This essay summarizes a comprehensive review of more than 100 years of firearms comparison evidence case law. We first describe how judges’ initial skepticism of the new methodology quickly transformed into near-universal acceptance, largely because confident experts displayed dazzling new technology, terminology, and techniques. But after decades of rote acceptance of the assumptions underlying firearms comparison evidence, judicial engagement and skepticism in the technique have surged. Of the judicial rulings discussing this kind of evidence that we reviewed for our comprehensive online database,2 more than half were penned after 2010. Several factors are associated with this uptick, including the release of several scathing reports by the National Academy of Sciences (NAS), the President’s Council of Advisors on Science & Technology (PCAST), and the findings of new empirical studies that call into question the validity of firearm identification.

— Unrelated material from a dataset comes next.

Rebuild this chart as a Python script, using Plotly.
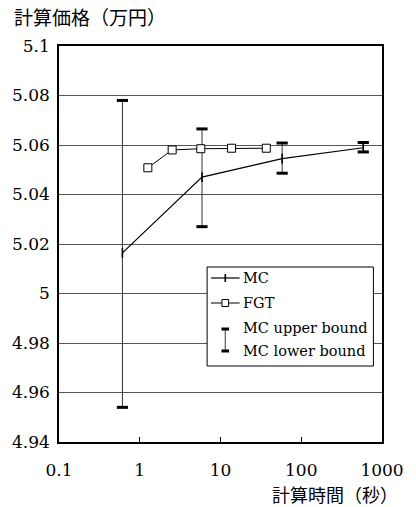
import plotly.graph_objects as go

# ---- data ----
mc_time = [0.61, 5.9, 58, 586]
mc_price = [5.0164, 5.047, 5.0545, 5.0589]
mc_upper = [5.078, 5.0665, 5.0608, 5.0610]
mc_lower = [4.954, 5.027, 5.0486, 5.0572]

fgt_time = [1.26, 2.52, 5.7, 13.7, 36.9]
fgt_price = [5.0508, 5.058, 5.0585, 5.0587, 5.0587]

y_ticks = [4.94, 4.96, 4.98, 5.0, 5.02, 5.04, 5.06, 5.08, 5.1]
y_ticktext = ["4.94", "4.96", "4.98", "5", "5.02", "5.04", "5.06", "5.08", "5.1"]
x_ticks = [0.1, 1, 10, 100, 1000]
x_ticktext = ["0.1", "1", "10", "100", "1000"]

y_title = "計算価格（万円）"
x_title = "計算時間（秒）"
legend_labels = ["MC", "FGT", "MC upper bound", "MC lower bound"]

W, H = 416, 507
L, R, T, B = 54, 24, 46, 65
PW, PH = W - L - R, H - T - B

SERIF = "DejaVu Serif"
CJK = "Noto Sans CJK JP"


def px(x):
    return (x - L) / PW


def py(y):
    return (H - B - y) / PH


fig = go.Figure()

# MC with error bars (thin vertical)
fig.add_trace(go.Scatter(
    x=mc_time, y=mc_price, mode="lines+markers",
    line=dict(color="black", width=1.2),
    marker=dict(symbol="line-ns-open", size=7, color="black",
                line=dict(color="black", width=1.6)),
    error_y=dict(type="data", symmetric=False,
                 array=[u - p for u, p in zip(mc_upper, mc_price)],
                 arrayminus=[p - l for p, l in zip(mc_price, mc_lower)],
                 color="#333333", thickness=1, width=0),
    showlegend=False, hoverinfo="skip",
))
# bold caps of the bounds
fig.add_trace(go.Scatter(
    x=mc_time + mc_time, y=mc_upper + mc_lower, mode="markers",
    marker=dict(symbol="line-ew-open", size=8, color="black",
                line=dict(color="black", width=3)),
    showlegend=False, hoverinfo="skip",
))
# FGT
fig.add_trace(go.Scatter(
    x=fgt_time, y=fgt_price, mode="lines+markers",
    line=dict(color="black", width=1),
    marker=dict(symbol="square", size=8, color="white", line=dict(color="black", width=1)),
    showlegend=False, hoverinfo="skip",
))

fig.update_xaxes(
    type="log", range=[-1, 3], tickvals=x_ticks, ticktext=x_ticktext,
    ticks="inside", ticklen=5, tickcolor="black", tickwidth=1,
    showgrid=False, zeroline=False,
    showline=True, linecolor="black", linewidth=1.5, mirror=True,
    tickfont=dict(family=SERIF, size=17, color="black"),
    ticklabelstandoff=12,
)
fig.update_yaxes(
    range=[4.94, 5.1], tickvals=y_ticks, ticktext=y_ticktext,
    ticks="", showgrid=True, gridcolor="#555555", gridwidth=1, zeroline=False,
    showline=True, linecolor="black", linewidth=1.5, mirror=True,
    tickfont=dict(family=SERIF, size=17, color="black"),
    ticklabelstandoff=4,
)

shapes = []
annotations = []

# legend box
shapes.append(dict(type="rect", xref="paper", yref="paper",
                   x0=px(209), x1=px(383), y0=py(366), y1=py(267),
                   fillcolor="white", line=dict(color="black", width=1), layer="above"))
# MC row
shapes.append(dict(type="line", xref="paper", yref="paper",
                   x0=px(213), x1=px(243), y0=py(278), y1=py(278),
                   line=dict(color="black", width=1.2), layer="above"))
shapes.append(dict(type="line", xref="paper", yref="paper",
                   x0=px(228), x1=px(228), y0=py(274), y1=py(282),
                   line=dict(color="black", width=1.6), layer="above"))
# FGT row
shapes.append(dict(type="line", xref="paper", yref="paper",
                   x0=px(213), x1=px(243), y0=py(303), y1=py(303),
                   line=dict(color="black", width=1), layer="above"))
shapes.append(dict(type="rect", xref="paper", yref="paper",
                   x0=px(224.5), x1=px(231.5), y0=py(306.5), y1=py(299.5),
                   fillcolor="white", line=dict(color="black", width=1), layer="above"))
# bounds I-bar
shapes.append(dict(type="line", xref="paper", yref="paper",
                   x0=px(228), x1=px(228), y0=py(329), y1=py(351),
                   line=dict(color="#333333", width=1), layer="above"))
for yy in (329, 351):
    shapes.append(dict(type="line", xref="paper", yref="paper",
                       x0=px(224), x1=px(232), y0=py(yy), y1=py(yy),
                       line=dict(color="black", width=3), layer="above"))

for lab, yy in zip(legend_labels, [278, 303, 328, 351]):
    annotations.append(dict(text=lab, xref="paper", yref="paper",
                            x=px(244), y=py(yy), xanchor="left", yanchor="middle",
                            showarrow=False, font=dict(family=SERIF, size=14.5, color="black")))

annotations.append(dict(text=y_title, xref="paper", yref="paper",
                        x=px(5), y=py(17), xanchor="left", yanchor="middle",
                        showarrow=False, font=dict(family=CJK, size=19, color="black")))
annotations.append(dict(text=x_title, xref="paper", yref="paper",
                        x=px(275), y=py(494), xanchor="left", yanchor="middle",
                        showarrow=False, font=dict(family=CJK, size=18, color="black")))

fig.update_layout(
    width=W, height=H,
    margin=dict(l=L, r=R, t=T, b=B),
    paper_bgcolor="white", plot_bgcolor="white",
    showlegend=False,
    shapes=shapes, annotations=annotations,
)

fig.write_html("out.html", config={"displayModeBar": False},
               post_script="document.body.style.margin='0';document.body.style.padding='0';")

For the first time since 2000, the Federal Advisory Committee on Evidence Rules has proposed a set of amendments to Rule 702.3 The revisions specifically make clear that: (1) the proponent of an expert must show, by a preponderance standard, that various reliability requirements are met; and (2) an expert’s opinions must be supported by a reliable application of trustworthy methods to data.4 These amendments stem from the committee’s growing concerns over courts’ failure to properly vet expert scientific evidence in criminal cases. The Advisory Committee notes emphasize that these revisions are “especially pertinent” to forensic evidence.5 Further, for forensic pattern-comparison methods, like firearms evidence, the committee noted that opinions “must be limited to those inferences that can reasonably be drawn from a reliable application of the principles and methods.”6 The Rules Committee’s proposed amendments to Rule 702 will take effect on December 1, 2023, unless Congress acts.7
The committee’s amendments are likely to affect a wide range of types of expert evidence. By clarifying the burden on the party seeking to introduce an expert and highlighting the need to assure reliable use of methods to reach conclusions, the committee’s concerns are particularly important in the context of forensic methods, like firearms evidence, that have grown out of the experience of practitioners but have never been carefully scientifically validated or subject to robust empirical testing. As we will describe, the rule change targets the two main concerns that judges have raised in that context — (1) methodological reliability and (2) the overstatement of opinions in conclusions reached by experts — in firearms evidence cases.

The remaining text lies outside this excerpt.